Now comes the tricky part. I needed to check the pinion depth. There is measuring involved, using precision tools. I may add more detail to this section later. I also used an old bearing that had been 'modified' so that it just slides on and off the 3.31 pinion gear. This helped because I did not have to press the bearing on and off each time I needed to make a shim adjustment. Eventually I got the correct shim pack under the pinion bearing, and pressed on the new bearing. I installed the pinion gear, crush collar, oil slinger, outer pinion bearing and seal, and drive shaft flange. I also installed the pinion nut. This gets tightened not to a torque spec, but to a drag. The drag is measured by using a dial torque wrench on the pinion nut and measuring how much it takes to spin the pinion gear. When you get the right amount of pre-load, the drag will be in spec.

I moved on to the carrier. The carrier races and shims get installed together on each side, which is why it was important to keep the shim packs and caps on their respective sides. I used that as a starting point. I installed them with the carrier, and the caps and torqued to spec. Next step is to measure the backlash, or space between the gears. The shims are adjusted until the desired backlash is met. Again, this is a loaded statement. Once the posi is installed, I installed the axels and C clips. The challenge here is that the anti-lock sensor prevents the axels from sliding all the way in to install the C clips. with a little help from a friend (he pushes the axel in while the other person installs the clips) it goes easier. Once the clips were installed, I installed the pinion shaft and pinion shaft retaining bolt, and torqued that to spec. I needed to adjust the S spring a bit here for clearance.

I installed the rear cover and removed the vent fitting on the passenger side, and filled the fluid there. I also removed the stock fill hole. I mixed the friction modifier with one of the quarts of fluid and filled the rear through that vent hole until the fluid drained out of the fill hole. I put some thread sealer on the fill hole plug and installed the plug.

The last steps were to install the driveshaft and rear brakes, then then wheels. Lower the car down off the jack stands.

The test drive was great! There was a noticeable change in the seat of the pants feel. It had a little more pickup off the line, and the RPMs at 75 mph were just over 2000. Perfect! The rear also felt 'tighter', meaning the posi traction is working, and there is very limited slip in the differential. This is what I wanted.
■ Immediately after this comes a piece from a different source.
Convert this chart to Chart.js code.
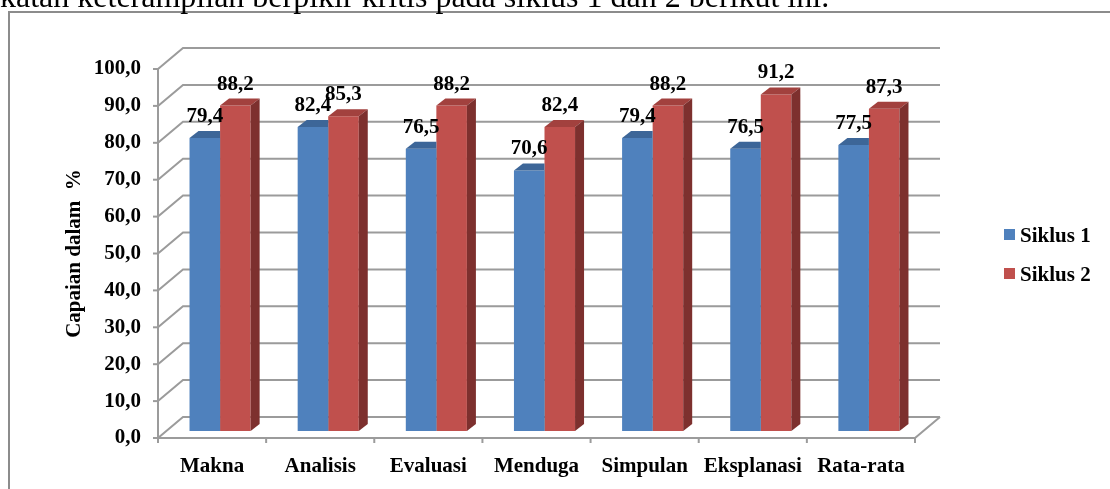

There were some lessons learned here. I did NOT use paint to determine how the gears were meshing. I also installed used gears. Because of this, there was some whining on the coast side of the gears. Most likely a pinion depth issue and not an issue with the gears. Also, the axel seal on the passenger side did not seat correctly and subsequently leaked. I had to replace that seal, which means pulling the axel out again.

I would definitely be confident doing this upgrade again in the future! And other than those lessons learned, I think this was a great upgrade.